La négociation des primes d’assurance s’articule autour de plusieurs axes. L’effet de volume constitue le premier levier : regrouper l’ensemble des garanties chez un même assureur peut générer une ristourne de 10% à 20% sur les primes totales. La mise en concurrence annuelle des contrats permet d’identifier les évolutions tarifaires du marché et de renégocier les conditions. Les assureurs mutualistes proposent souvent des tarifs préférentiels aux TPE-PME, tandis que les compagnies généralistes excellent sur les risques complexes nécessitant une expertise technique poussée.

Le pilotage des franchises représente un outil d’optimisation souvent négligé. Augmenter la franchise de 500 à 2 000 euros peut réduire la prime de 15% à 25%, tout en responsabilisant l’entreprise sur la prévention des petits sinistres. Cette approche s’avère particulièrement pertinente pour les SAS disposant d’une trésorerie suffisante pour absorber ces montants sans difficulté.

L’optimisation fiscale des primes d’assurance mérite une attention particulière. Les cotisations d’assurance professionnelle constituent intégralement des charges déductibles, réduisant d’autant le résultat imposable. Pour une SAS soumise au taux normal d’impôt sur les sociétés (25% ou 15% selon le niveau de bénéfices), chaque euro de prime génère une économie fiscale de 25 à 15 centimes. Cette réalité justifie le choix de garanties étendues plutôt que la constitution de provisions pour risques.

La gestion temporelle des contrats offre des opportunités d’optimisation. Souscrire les assurances en début d’exercice permet d’imputer immédiatement l’intégralité des primes, optimisant la charge fiscale de première année. Inversement, un décalage vers la fin d’exercice peut lisser la charge sur deux années, particulièrement utile lors d’exercices exceptionnellement bénéficiaires.

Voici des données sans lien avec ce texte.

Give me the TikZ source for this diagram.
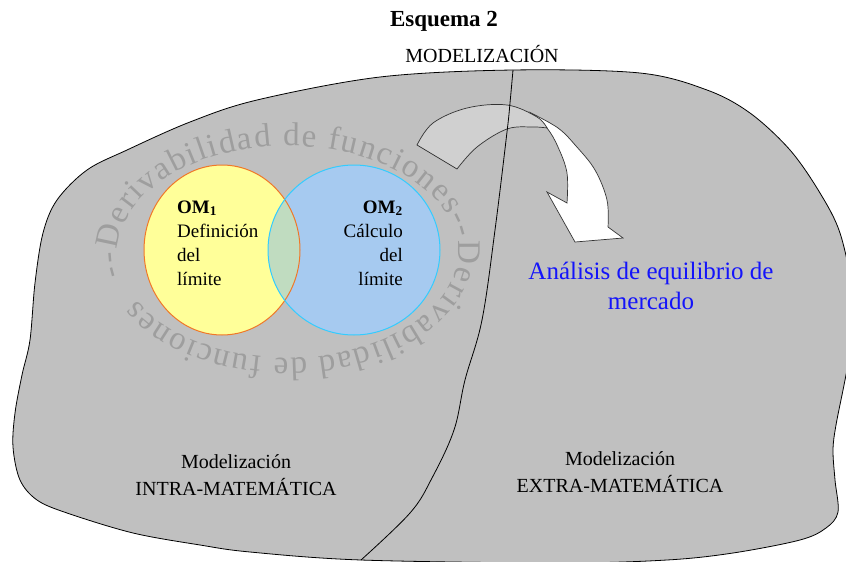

La mise en place d’une cellule de gestion des risques, même informelle, permet d’identifier les évolutions de l’exposition et d’adapter les garanties en conséquence, évitant ainsi les sur-assurances coûteuses ou les découvertures dangereuses.

L’évolution des besoins d’assurance accompagne naturellement la croissance de votre SAS. Les premières années privilégient la couverture des risques vitaux : responsabilité civile, multirisque, et protection du dirigeant. La phase de développement impose l’extension aux garanties de croissance : cyber-assurance, homme-clé, et perte d’exploitation renforcée. La maturité de l’entreprise permet enfin d’aborder les couvertures de consolidation : responsabilité environnementale, protection des données sensibles, et assurance crédit clients.

Cette approche évolutive permet d’optimiser le rapport coût-bénéfice des assurances tout en maintenant une protection adaptée aux enjeux réels de l’entreprise. Elle évite l’écueil de la sur-assurance précoce, tout en prévenant les découvertures critiques qui pourraient compromettre la pérennité de votre SAS. L’accompagnement par un courtier spécialisé facilite cette gestion dynamique, son expertise permettant d’anticiper les besoins et d’optimiser les renouvellements contractuels.

La réussite de votre stratégie assurantielle repose finalement sur trois piliers : une évaluation précise des risques spécifiques à votre activité, une sélection rigoureuse des garanties essentielles, et un suivi régulier de l’adéquation entre couverture et évolution de l’entreprise. Cette approche méthodique transforme l’assurance d’une contrainte subie en un véritable outil de sécurisation et de développement de votre SAS.